For larger transactions, customers can fund a purchase via IBAN — either as an invoice or as a direct exchange — without leaving the experience.

On-ramp · IBAN

Sell back to fiat

Customers sell crypto and receive fiat to a card or bank account through the same widget. The off-ramp flow runs over the standard platform compliance checks.

Off-ramp

Identity is reused

Customers who completed verification on the platform skip a second identity flow inside Mercuryo. The verification record is forwarded automatically.

No re-KYC

Multi-currency

Multiple fiat and crypto pairs are supported in a single integration. The customer picks the pair, the widget surfaces the live rate and finalises the price at confirmation.

Multi-pair

Platform controls still apply

Off-ramp transactions clear the same platform-level checks (transaction limits, anti-money-laundering, Travel Rule) before any vendor call is made. No duplicated control surface.

Compliance · unchanged

What the customer does — step by step

Two flows, both inside one widget. The technical detail behind each step lives in the Technical Design document.

Buying crypto
On-ramp
Fiat in · crypto credited to the platform balance.
1
Customer opens the deposit screen
From the wallet, the customer chooses Mercuryo as the payment route, picks the fiat currency and the amount.
2
Mercuryo widget loads in place
The widget appears embedded in the platform. The customer's verified identity is already passed along, so no documents are re-requested.
3
Customer pays
For cards, 3-D Secure runs inside the widget. For bank transfers, the customer follows the displayed instructions or confirms an IBAN payment.
4
Confirmation
The widget surfaces the result. The customer can close it and return to the platform balance.
5
Crypto credited
Once Mercuryo confirms settlement, the corresponding crypto balance appears in the platform wallet automatically.
Selling crypto
Off-ramp
Crypto out · fiat delivered to the customer's chosen destination.
1
Customer opens the withdrawal screen
From the wallet, the customer picks Mercuryo as the payout route and selects the crypto-to-fiat pair plus the amount.
2
Customer picks a destination
Card or IBAN. The widget shows live rates and locks the quote at confirmation.
3
Platform compliance runs
Standard transaction limits, anti-money-laundering, and Travel Rule checks clear before any vendor call is made.
4
Crypto sent · fiat dispatched
The platform sends crypto to Mercuryo's settlement address. Mercuryo dispatches the fiat to the chosen destination within a defined settlement window.
5
Confirmation
Once settlement completes, the customer sees the transaction marked done. If market conditions cause the sale to be cancelled, the crypto is returned automatically.

Open items before delivery

None of these block design sign-off; they are items to confirm in the next phase, on the sandbox.

To confirm in Phase 2 — sandbox alignment

Six items pending confirmation

  • Country coverage.
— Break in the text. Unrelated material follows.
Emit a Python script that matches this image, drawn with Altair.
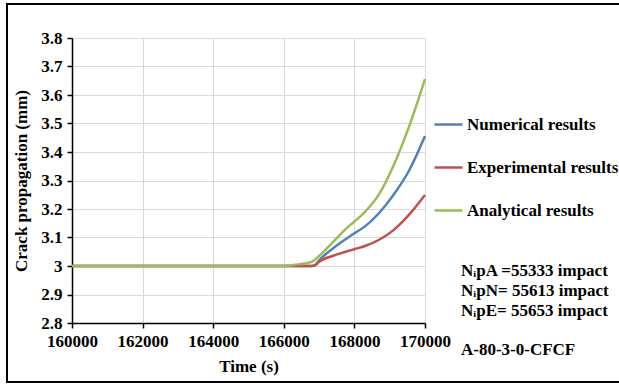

Final supported-country list for the target market is confirmed during the first sandbox round-trip with Mercuryo.
  • Identity-sharing configuration. The cross-vendor identity-sharing setup requires one shared identifier supplied by Mercuryo's integration manager.
  • Sandbox crypto realism. Whether Mercuryo's sandbox returns test-network addresses or real-network addresses for the off-ramp settlement step. Affects the QA test plan.
  • Webhook retry behaviour. Vendor documentation indicates retries on delivery failure; exact schedule confirmed on the first probe.
  • Error code coverage. Beyond the documented price-slippage error, other error codes appear only under live conditions and will be catalogued during the first build cycle.
  • Business / corporate flow. Mercuryo's documentation does not state whether business customers (KYB) are supported in this product line. Confirmed with vendor before adding KYB to scope.
In one paragraph

Mercuryo adds a single embedded experience for buying and selling crypto directly inside the platform. Card and bank-transfer methods are supported in the same widget. The customer's existing identity verification is reused — no second KYC. Platform compliance controls remain in front of every off-ramp transaction. After sandbox alignment, the build itself runs about a week, followed by QA cycles and a staged rollout.